DATA:

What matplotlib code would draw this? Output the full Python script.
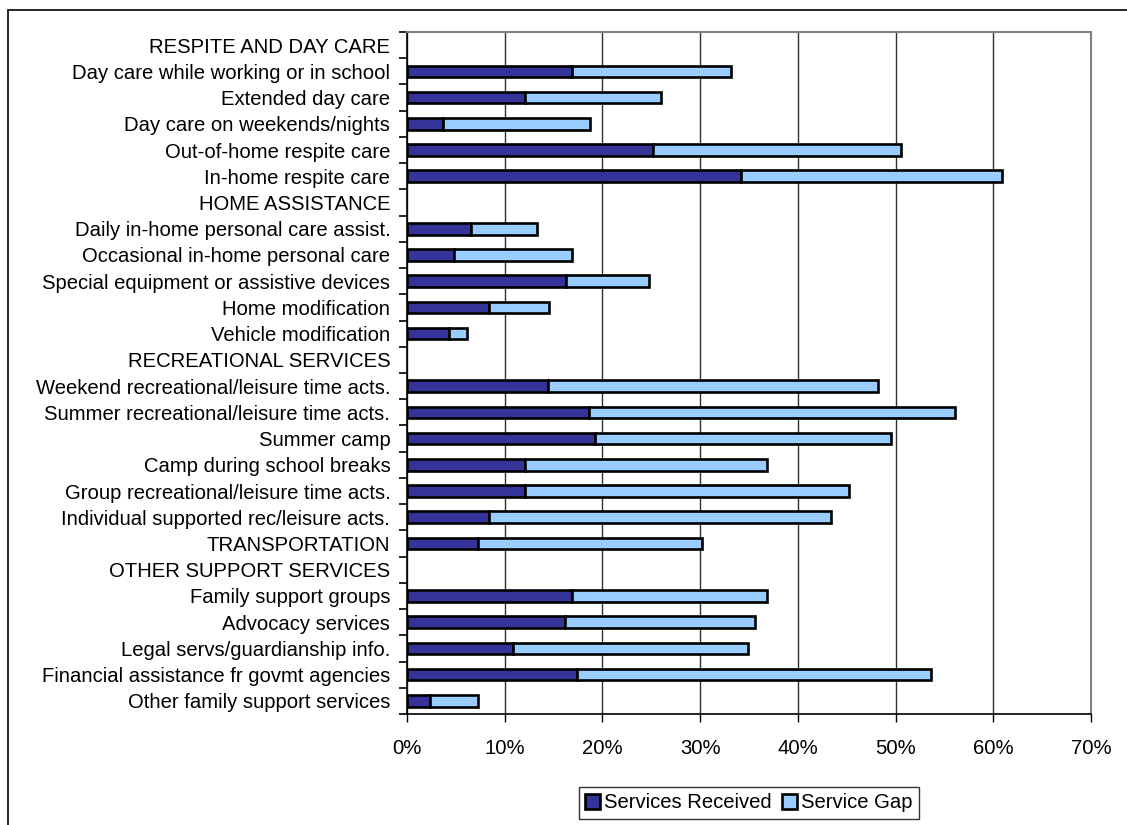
import matplotlib
matplotlib.use("Agg")
import matplotlib.pyplot as plt
from matplotlib.patches import Rectangle
from matplotlib.ticker import FuncFormatter, FixedLocator
import numpy as np

plt.rcParams['font.family'] = ['Liberation Sans', 'DejaVu Sans']

categories = [
    "RESPITE AND DAY CARE",
    "Day care while working or in school",
    "Extended day care",
    "Day care on weekends/nights",
    "Out-of-home respite care",
    "In-home respite care",
    "HOME ASSISTANCE",
    "Daily in-home personal care assist.",
    "Occasional in-home personal care",
    "Special equipment or assistive devices",
    "Home modification",
    "Vehicle modification",
    "RECREATIONAL SERVICES",
    "Weekend recreational/leisure time acts.",
    "Summer recreational/leisure time acts.",
    "Summer camp",
    "Camp during school breaks",
    "Group recreational/leisure time acts.",
    "Individual supported rec/leisure acts.",
    "TRANSPORTATION",
    "OTHER SUPPORT SERVICES",
    "Family support groups",
    "Advocacy services",
    "Legal servs/guardianship info.",
    "Financial assistance fr govmt agencies",
    "Other family support services",
]

# percent of families
services_received = [
    0, 16.9, 12.1, 3.7, 25.2, 34.2,
    0, 6.6, 4.8, 16.3, 8.4, 4.3,
    0, 14.4, 18.6, 19.2, 12.1, 12.1, 8.4,
    7.3,
    0, 16.9, 16.2, 10.8, 17.4, 2.4,
]
service_gap = [
    0, 16.3, 13.9, 15.0, 25.4, 26.7,
    0, 6.7, 12.1, 8.5, 6.1, 1.8,
    0, 33.8, 37.5, 30.3, 24.7, 33.1, 35.0,
    22.9,
    0, 19.9, 19.4, 24.1, 36.2, 4.9,
]
series_names = ["Services Received", "Service Gap"]
x_ticks = [0, 10, 20, 30, 40, 50, 60, 70]

W, H = 1127, 825
fig = plt.figure(figsize=(W / 100, H / 100), dpi=100)
fig.patch.set_facecolor("white")

ax = fig.add_axes([407 / W, 1 - 714 / H, (1091 - 407) / W, (714 - 32) / H])

y = np.arange(len(categories))
recv = np.array(services_received, dtype=float)
gap = np.array(service_gap, dtype=float)
# section heading rows carry no values, so they get no bar
has_bar = (recv + gap) > 0

bar_h = 0.44
dark = "#333399"
light = "#99CCFF"

b1 = ax.barh(y[has_bar], recv[has_bar], height=bar_h, color=dark,
             edgecolor="black", linewidth=1.9, label=series_names[0], zorder=3)
b2 = ax.barh(y[has_bar], gap[has_bar], left=recv[has_bar], height=bar_h, color=light,
             edgecolor="black", linewidth=1.9, label=series_names[1], zorder=3)

ax.set_xlim(0, 70)
ax.set_ylim(len(categories) - 0.5, -0.5)

ax.xaxis.set_major_locator(FixedLocator(x_ticks))
ax.xaxis.set_major_formatter(FuncFormatter(lambda v, p: f"{v:.0f}%"))
ax.grid(axis="x", color="#303030", linewidth=1.0, zorder=1)
ax.set_axisbelow(True)

ax.set_yticks(y)
ax.set_yticklabels(categories)
ax.set_yticks(np.arange(-0.5, len(categories) + 0.5, 1), minor=True)
ax.tick_params(axis="y", which="major", length=0, pad=12, labelsize=14.6)
ax.tick_params(axis="y", which="minor", length=6, width=1.2, color="black", direction="out")
ax.tick_params(axis="x", which="major", length=6, width=1.0, color="black",
               direction="out", pad=12, labelsize=14.6)

for side in ["top", "right"]:
    ax.spines[side].set_color("#808080")
    ax.spines[side].set_linewidth(1.5)
for side in ["left", "bottom"]:
    ax.spines[side].set_color("black")
    ax.spines[side].set_linewidth(1.2)

leg = fig.legend(handles=[b1, b2], labels=series_names, loc="center",
                 bbox_to_anchor=(749 / W, 1 - 803 / H), ncol=2, fontsize=14.6,
                 frameon=True, fancybox=False, handlelength=0.75, handleheight=0.75,
                 handletextpad=0.2, columnspacing=0.5, borderpad=0.3,
                 borderaxespad=0)
leg.get_frame().set_edgecolor("black")
leg.get_frame().set_linewidth(1.0)

# chart frame
fig.patches.append(Rectangle((8 / W, -0.1), 1.2, 1 - 10 / H + 0.1,
                             transform=fig.transFigure, fill=False,
                             edgecolor="black", linewidth=1.2, clip_on=False))

fig.savefig("out.png", dpi=100, facecolor="white")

WHAT YOU SHOULD DO: Please extract exactly the lines of the data, from the first through the line containing "plt.rcParams['font.family'] = ['Liberation", and add no pictures to the copy.

EXERCISE SOLUTION:
What matplotlib code would draw this? Output the full Python script.
import matplotlib
matplotlib.use("Agg")
import matplotlib.pyplot as plt
from matplotlib.patches import Rectangle
from matplotlib.ticker import FuncFormatter, FixedLocator
import numpy as np

plt.rcParams['font.family'] = ['Liberation Sans', 'DejaVu Sans']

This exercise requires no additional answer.